As someone, somewhere, had decided to award us a week of summer weather we decided we'd better make use of it before it disappears so we arranged to go to King's Lynn for four days.
So, on a hot sunny Wednesday, we set off for a 93 mile journey north to north-west Norfolk which took just over two hours and took us through Braintree, Sudbury, Bury St. Edmunds, Thetford, Mundford and Oxburgh. One wouldn't normally go through Oxburgh on the way from Mundford to King's Lynn but we chose the few miles detour because we wanted to see Oxburgh Hall. Built around 1482 Oxburgh Hall is a moated manor which was always intended as a family home and not a fortress as the crenellations are symbolic fortifications rather than actual.
The main entrance and gatehouse is on the opposite side of the view shown above and the house is arranged around a large open quadrangle where the next picture was taken showing the large impressive gatehouse.
The eyesore deckchairs have been provided by the National Trust who must have been desparate for visitors to notice them.
It is possible to go up onto the roof of the gatehouse if you don't mind the climb up the spiral stairway.
The rooms, as one might expect, are pretty impressive as this view of the West Drawing Room shows although one needs to ignore the strange lady at the far end.
The Library is equally impressive.
The Queen's Room is, as you'd expect, quite large.
But off to the left, out of the picture, is another small side chamber and in the floor of this chamber is a small trapdoor which, when closed, blends in with the tiled floor. However, when opened, this trapdoor gives access to the Priest Hole. Because of the Catholic faith of the Bedingfeld family, a Catholic priest may have had to hide within the small disguised room in the event of a raid.
The entrance is just large enough for a person to slip through and this is all that there is inside. I am sitting on one of two benches with the other showing to my left and the brick slope on the far side of the floor is the only way in and out. Calling it a room, even a small room, is stretching the imagination somewhat. Getting in, and out, is not easy and it reminded me of my caving days. When I came out Amanda went in. We both survived.

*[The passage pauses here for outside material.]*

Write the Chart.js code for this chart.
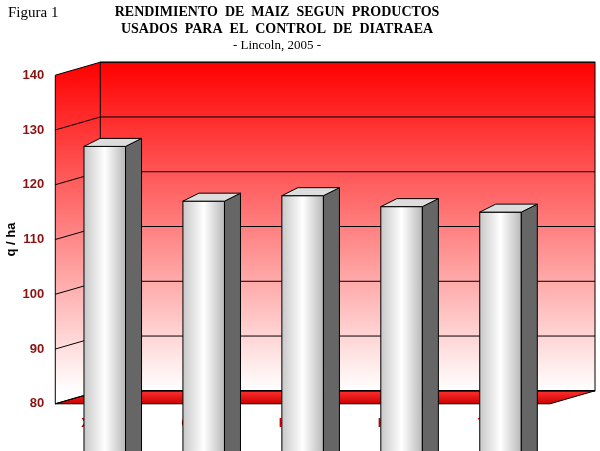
<!DOCTYPE html>
<html lang="en">
<head>
<meta charset="UTF-8">
<script src="https://cdn.jsdelivr.net/npm/chart.js"></script>
<style>body{margin:0;background:#fff}#wrap{width:600px;height:451px}</style>
</head>
<body>
<div id="wrap"><canvas id="c"></canvas></div>
<script>
const categories = [['Xilonen'], ['Ciperm', 'c/Ac'], ['K. Zeon', 'c/Ac'], ['K. Zeon', 's/Ac'], ['Testigo']];
const yields = [127, 117, 118, 116, 115];
const yTicks = [80, 90, 100, 110, 120, 130, 140];

const DX = 45, DY = 13, SX = 16, SY = 8;

const box3d = {
  id: 'box3d',
  beforeDatasetsDraw(chart) {
    const {ctx, chartArea: a, scales: {y}} = chart;
    ctx.save();
    // back wall
    let g = ctx.createLinearGradient(0, a.top - DY, 0, a.bottom - DY);
    g.addColorStop(0, '#ff0000'); g.addColorStop(1, '#ffffff');
    ctx.fillStyle = g;
    ctx.fillRect(a.left + DX, a.top - DY, a.right - a.left, a.bottom - a.top);
    // left wall
    ctx.beginPath();
    ctx.moveTo(a.left, a.top); ctx.lineTo(a.left + DX, a.top - DY);
    ctx.lineTo(a.left + DX, a.bottom - DY); ctx.lineTo(a.left, a.bottom); ctx.closePath();
    ctx.fill();
    // floor
    g = ctx.createLinearGradient(0, a.bottom - DY, 0, a.bottom);
    g.addColorStop(0, '#ff3030'); g.addColorStop(1, '#cc0000');
    ctx.fillStyle = g;
    ctx.beginPath();
    ctx.moveTo(a.left, a.bottom); ctx.lineTo(a.left + DX, a.bottom - DY);
    ctx.lineTo(a.right + DX, a.bottom - DY); ctx.lineTo(a.right, a.bottom); ctx.closePath();
    ctx.fill();
    ctx.strokeStyle = '#000'; ctx.lineWidth = 1;
    ctx.stroke();
    // grid lines
    yTicks.forEach(v => {
      const py = y.getPixelForValue(v);
      ctx.beginPath();
      ctx.moveTo(a.left, py); ctx.lineTo(a.left + DX, py - DY); ctx.lineTo(a.right + DX, py - DY);
      ctx.stroke();
    });
    ctx.strokeRect(a.left + DX, a.top - DY, a.right - a.left, a.bottom - a.top);
    ctx.beginPath();
    ctx.moveTo(a.left, a.top); ctx.lineTo(a.left, a.bottom); ctx.stroke();
    ctx.restore();
  },
  afterDatasetsDraw(chart) {
    const {ctx} = chart;
    ctx.save();
    chart.getDatasetMeta(0).data.forEach(bar => {
      const r = bar.x + bar.width / 2, l = bar.x - bar.width / 2, t = bar.y, b = bar.base;
      // front face shading
      const g = ctx.createLinearGradient(l, 0, r, 0);
      g.addColorStop(0, '#c8c8c8'); g.addColorStop(0.5, '#ffffff'); g.addColorStop(1, '#b8b8b8');
      ctx.fillStyle = g;
      ctx.fillRect(l, t, r - l, b - t);
      ctx.strokeStyle = '#000';
      ctx.strokeRect(l, t, r - l, b - t);
      ctx.fillStyle = '#666';
      ctx.beginPath();
      ctx.moveTo(r, t); ctx.lineTo(r + SX, t - SY); ctx.lineTo(r + SX, b - SY); ctx.lineTo(r, b); ctx.closePath();
      ctx.fill(); ctx.stroke();
      ctx.fillStyle = '#ddd';
      ctx.beginPath();
      ctx.moveTo(l, t); ctx.lineTo(l + SX, t - SY); ctx.lineTo(r + SX, t - SY); ctx.lineTo(r, t); ctx.closePath();
      ctx.fill(); ctx.stroke();
    });
    ctx.fillStyle = '#000';
    ctx.font = '15px "Liberation Serif"';
    ctx.textAlign = 'left'; ctx.textBaseline = 'top';
    ctx.fillText('Figura 1', 8, 6);
    ctx.restore();
  }
};

new Chart(document.getElementById('c'), {
  type: 'bar',
  data: {
    labels: categories,
    datasets: [{
      data: yields,
      backgroundColor: '#eeeeee',
      borderColor: '#000',
      borderWidth: 1,
      borderSkipped: false,
      barPercentage: 0.42,
      categoryPercentage: 1
    }]
  },
  options: {
    responsive: true,
    maintainAspectRatio: false,
    animation: false,
    layout: {padding: {top: 4, right: 50, left: 4}},
    plugins: {
      legend: {display: false},
      tooltip: {enabled: false},
      title: {
        display: true,
        text: ['RENDIMIENTO  DE  MAIZ  SEGUN  PRODUCTOS', 'USADOS  PARA  EL  CONTROL  DE  DIATRAEA'],
        font: {family: 'Liberation Serif', size: 14, weight: 'bold'},
        color: '#000',
        padding: {top: 0, bottom: 0}
      },
      subtitle: {
        display: true,
        text: '- Lincoln, 2005 -',
        font: {family: 'Liberation Serif', size: 13},
        color: '#000',
        padding: {top: 0, bottom: 22}
      }
    },
    scales: {
      x: {
        grid: {display: false},
        border: {display: false},
        ticks: {color: '#cc0000', font: {family: 'Liberation Sans', size: 13, weight: 'bold'}, padding: 4}
      },
      y: {
        min: 80, max: 140,
        afterBuildTicks(s) { s.ticks = yTicks.map(v => ({value: v})); },
        grid: {display: false},
        border: {display: false},
        ticks: {color: '#8b1010', font: {family: 'Liberation Sans', size: 13, weight: 'bold'}},
        title: {display: true, text: 'q / ha', color: '#000', font: {family: 'Liberation Sans', size: 13, weight: 'bold'}, padding: 0}
      }
    }
  },
  plugins: [box3d]
});
</script>
</body>
</html>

If the King's men (soldiers) turned up unannounced then any visiting priest would have had to get in here quickly and possibly stay there for a few days. There is no toilet and no light so don't even think about it but it was better than being dead.
On a lighter note there is a very impressive flower border in the grounds.
It was an interesting and enjoyable visit but now we must go onward to King's Lynn. We arrived in King's Lynn at our B&B at around mid-afternoon and settled in then decided to have an initial short exploration leaving tomorrow, Thursday, as our main exploration day for the town.
A short way from our B&B was a public park called The Walks and we knew that within the park was the 15th century Red Mount Chapel. It is unique and no other building like it can be found. It was built to contain a relic of the Virgin Mary but was also used by pilgrims on their way to Walsingham.
Built on instructions from the prior of Lynn the inner core is divided into 3 storeys and there is an additional cross-shaped ashlar building in Ancaster stone on top.
A strange place indeed which Pevsner described as one of the strangest Gothic churches in England.
Moving towards the river to the west end of The Walks we crossed the road into another small park known as Tower Gardens. In this park is the Greyfriars Tower which is all that is left of a Franciscan Monastery. Take no notice of the strange woman at the base of the tower she seems, somehow, to get into a lot of my photographs.
Henry VIII had all such monasteries demolished but the tower at Lynn was left untouched because it was considered to be a useful seamark by sailors entering the town and is still clearly visible on the town's skyline to this day.
You can see from this model just where the tower fitted in.
We moved further towards the river looking for the Tourist Information Centre so that we could get a free street plan of the town. We knew that it was located in the Customs House and eventually we spotted it.
Situated on the edge of Pur Fleet this building started life in 1683 as a merchant exchange but was bought by the Crown in 1717 for £800 and occupied by HM Customs and Excise until their move to a central office at Ipswich in 1989. It is now occupied by the local TIC. Pur Fleet runs into the River Great Ouse just behind the camera.
We'd had enough by this stage so having collected our free street plan of the town we headed back to our B&B. We'll be back in this area tomorrow.